**Exercise instructions**. Only the lines from the start of the data to the line containing "1.5, interval: 0.5", both included, should be output, exactly and without pictures.

**Source data**.
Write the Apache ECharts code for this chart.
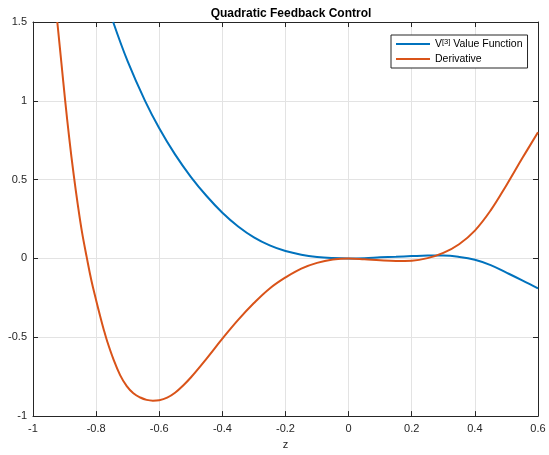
<!DOCTYPE html>
<html>
<head>
<meta charset="utf-8">
<script src="https://cdn.jsdelivr.net/npm/echarts@6/dist/echarts.min.js"></script>
<style>
  html, body { margin: 0; padding: 0; background: #fff; }
  #chart { width: 549px; height: 455px; }
</style>
</head>
<body>
<div id="chart"></div>
<script>
// values
const valueZ = [-0.746, -0.7, -0.645, -0.6, -0.55, -0.5, -0.45, -0.4, -0.35, -0.3, -0.25, -0.2, -0.15, -0.1, -0.05, 0,
  0.05, 0.1, 0.15, 0.2, 0.25, 0.3, 0.35, 0.4, 0.45, 0.5, 0.55, 0.6];
const valueV = [1.5, 1.25, 1.0, 0.826, 0.66, 0.518, 0.396, 0.29, 0.203, 0.134, 0.083, 0.047, 0.024, 0.01, 0.003, 0,
  0.002, 0.007, 0.011, 0.015, 0.018, 0.018, 0.01, -0.008, -0.042, -0.09, -0.139, -0.19];

const derivZ = [-0.923, -0.91, -0.898, -0.885, -0.871, -0.858, -0.845, -0.83, -0.815, -0.8, -0.788, -0.776,
  -0.765, -0.745, -0.724, -0.703, -0.682, -0.66, -0.64, -0.62, -0.6, -0.575, -0.55, -0.525, -0.5, -0.45, -0.4, -0.35,
  -0.3, -0.25, -0.2, -0.15, -0.1, -0.05, 0, 0.05, 0.1, 0.15, 0.2, 0.25, 0.3, 0.35, 0.4, 0.45, 0.5, 0.55, 0.6];
const derivD = [1.5, 1.24, 1.0, 0.76, 0.53, 0.34, 0.17, 0.01, -0.14, -0.265, -0.36, -0.45,
  -0.525, -0.64, -0.74, -0.81, -0.855, -0.882, -0.897, -0.902, -0.899, -0.883, -0.852, -0.807, -0.755, -0.635, -0.509,
  -0.39, -0.283, -0.19, -0.12, -0.064, -0.028, -0.007, 0, -0.005, -0.012, -0.016, -0.014, 0.002, 0.035, 0.09, 0.177,
  0.305, 0.465, 0.635, 0.8];

const xTicks = { min: -1, max: 0.6, interval: 0.2 };
const yTicks = { min: -1, max: 1.5, interval: 0.5 };

const pairs = (xs, ys) => xs.map((x, i) => [x, ys[i]]);

const font = 'Liberation Sans, Arial, Helvetica, sans-serif';
const ink = '#262626';

const boxAxis = (extra) => Object.assign({
  type: 'value',
  axisLine: { show: true, onZero: false, lineStyle: { color: ink, width: 1 } },
  axisTick: { show: true, inside: true, length: 5, lineStyle: { color: ink } },
}, extra);

const chart = echarts.init(document.getElementById('chart'));
chart.setOption({
  animation: false,
  title: {
    text: 'Quadratic Feedback Control',
    left: 286, top: 3, textAlign: 'center',
    textStyle: { fontFamily: font, fontSize: 12, fontWeight: 'bold', color: '#000' },
  },
  grid: { left: 33, right: 11, top: 22, bottom: 34 },
  legend: {
    orient: 'vertical',
    left: 391, top: 35,
    padding: [3, 5, 3, 5],
    itemGap: 3,
    itemWidth: 34, itemHeight: 2,
    icon: 'rect',
    borderColor: ink, borderWidth: 1,
    backgroundColor: '#fff',
    textStyle: {
      fontFamily: font, fontSize: 10.5, color: '#000', lineHeight: 12,
      rich: {
        sup: { fontSize: 7.5, fontFamily: font, color: '#000', lineHeight: 7, verticalAlign: 'top' },
        txt: { fontSize: 10.5, fontFamily: font, color: '#000', lineHeight: 12 },
      },
    },
    formatter: (name) => name === 'V3' ? '{txt|V}{sup|[3]}{txt| Value Function}' : name,
    data: ['V3', 'Derivative'],
  },
  xAxis: [
    boxAxis(Object.assign({}, xTicks, {
      position: 'bottom',
      name: 'z', nameLocation: 'middle', nameGap: 22,
      nameTextStyle: { fontFamily: font, fontSize: 11, color: ink },
      axisLabel: { fontFamily: font, fontSize: 11, color: ink, margin: 7 },
      splitLine: { show: true, lineStyle: { color: '#e3e3e3', width: 1 } },
    })),
    boxAxis(Object.assign({}, xTicks, {
      position: 'top',
      axisLabel: { show: false },
      splitLine: { show: false },
    })),
  ],
  yAxis: [
    boxAxis(Object.assign({}, yTicks, {
      position: 'left',
      axisLabel: { fontFamily: font, fontSize: 11, color: ink, margin: 6 },
      splitLine: { show: true, lineStyle: { color: '#e3e3e3', width: 1 } },
    })),
    boxAxis(Object.assign({}, yTicks, {
      position: 'right',
      axisLabel: { show: false },
      splitLine: { show: false },
    })),
  ],
  series: [
    {
      name: 'V3', type: 'line', data: pairs(valueZ, valueV),
      smooth: 0.4, showSymbol: false, clip: true,
      itemStyle: { color: '#0072BD' },
      lineStyle: { color: '#0072BD', width: 2 },
    },
    {
      name: 'Derivative', type: 'line', data: pairs(derivZ, derivD),
      smooth: 0.4, showSymbol: false, clip: true,
      itemStyle: { color: '#D95319' },
      lineStyle: { color: '#D95319', width: 2 },
    },
  ],
});
</script>
</body>
</html>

**In response**.
Write the Apache ECharts code for this chart.
<!DOCTYPE html>
<html>
<head>
<meta charset="utf-8">
<script src="https://cdn.jsdelivr.net/npm/echarts@6/dist/echarts.min.js"></script>
<style>
  html, body { margin: 0; padding: 0; background: #fff; }
  #chart { width: 549px; height: 455px; }
</style>
</head>
<body>
<div id="chart"></div>
<script>
// values
const valueZ = [-0.746, -0.7, -0.645, -0.6, -0.55, -0.5, -0.45, -0.4, -0.35, -0.3, -0.25, -0.2, -0.15, -0.1, -0.05, 0,
  0.05, 0.1, 0.15, 0.2, 0.25, 0.3, 0.35, 0.4, 0.45, 0.5, 0.55, 0.6];
const valueV = [1.5, 1.25, 1.0, 0.826, 0.66, 0.518, 0.396, 0.29, 0.203, 0.134, 0.083, 0.047, 0.024, 0.01, 0.003, 0,
  0.002, 0.007, 0.011, 0.015, 0.018, 0.018, 0.01, -0.008, -0.042, -0.09, -0.139, -0.19];

const derivZ = [-0.923, -0.91, -0.898, -0.885, -0.871, -0.858, -0.845, -0.83, -0.815, -0.8, -0.788, -0.776,
  -0.765, -0.745, -0.724, -0.703, -0.682, -0.66, -0.64, -0.62, -0.6, -0.575, -0.55, -0.525, -0.5, -0.45, -0.4, -0.35,
  -0.3, -0.25, -0.2, -0.15, -0.1, -0.05, 0, 0.05, 0.1, 0.15, 0.2, 0.25, 0.3, 0.35, 0.4, 0.45, 0.5, 0.55, 0.6];
const derivD = [1.5, 1.24, 1.0, 0.76, 0.53, 0.34, 0.17, 0.01, -0.14, -0.265, -0.36, -0.45,
  -0.525, -0.64, -0.74, -0.81, -0.855, -0.882, -0.897, -0.902, -0.899, -0.883, -0.852, -0.807, -0.755, -0.635, -0.509,
  -0.39, -0.283, -0.19, -0.12, -0.064, -0.028, -0.007, 0, -0.005, -0.012, -0.016, -0.014, 0.002, 0.035, 0.09, 0.177,
  0.305, 0.465, 0.635, 0.8];

const xTicks = { min: -1, max: 0.6, interval: 0.2 };
const yTicks = { min: -1, max: 1.5, interval: 0.5 };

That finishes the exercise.